Image: Brijesh Patel
April 11 2011
Anyone who says the book is dead knows nothing of The London Book Fair (which starts today) and the neurotic frenzy of anticipation and desire that attends it. Certainly, conventional publishing is getting a very thorough shake-down: its cloacal drains cleared after years of nasty blockage. Amazing, really, that such a quaintly fragmented trade endured unreformed for so long. There was a Darwinian hierarchy of authors, agents, editors, PRs, reps and booksellers, each with his own idea of what a book might be and with his own survival to defend. It was an expensive and wasteful process, made yet more ridiculous by trucking heavy boxes of middlebrow junk up the motorways of Britain.
But because of, not despite, a revolution, the printed book is about to enjoy a renaissance. True, e-readers will make middlebrow junk irrelevant, but e-reading is an unsatisfactory experience. E-reading is the equivalent of taking wine by intravenous injection: you get a debased general effect, but subtleties such as colour, taste, smell, packaging are lost. E-readers have a drably levelling effect on content. And besides, the printed book is still the most adaptable, modular, interactive data retrieval system yet devised. You can even store them to good decorative effect in places called libraries. My guess is that we are going to see more of these in the future.
Evidence from the US suggests that while the conventional bookshop is not to be resuscitated, sales of quality books in specialist fashion and furniture stores are booming. The book renaissance demands excellent design and production combined with imaginative and intelligent distribution. In a thrilling acknowledgement that the public is not moronic, there’s compelling evidence that people will pay for quality: Heston Blumenthal costs £100 and they cannot print enough. This might be expensive as a book, but as an ornament to existence it’s a steal.
Last month’s Pick Me Up event at Somerset House in London showed the way publishing is fast changing: this was a thronged riot of the energetic new generation of artisan printers and print-makers who have set up shops all over Shoreditch and Hackney, making the weary “executives” of old-school publishing look the plonkers they are.
I have an inside line here as my own son is of their number. He works as a very busy editor in a very 24/7, cross-platform, multi-channel, international media business.
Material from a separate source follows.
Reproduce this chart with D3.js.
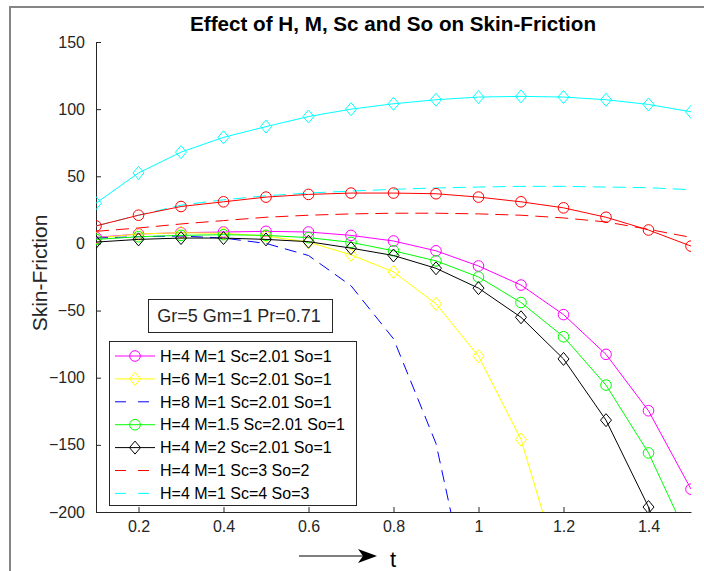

But he also has an interest in an East End business called Ditto which blurs distinctions between printer, editor and publisher. Soon Ditto will publish Duncan Fallowell’s How to Disappear: brilliantly written, uncategorisable, beautifully designed, precious and desirable. See it, touch it and you will want it. I promised myself I would plug the book of the future in an electronic blog, and there, I have done it.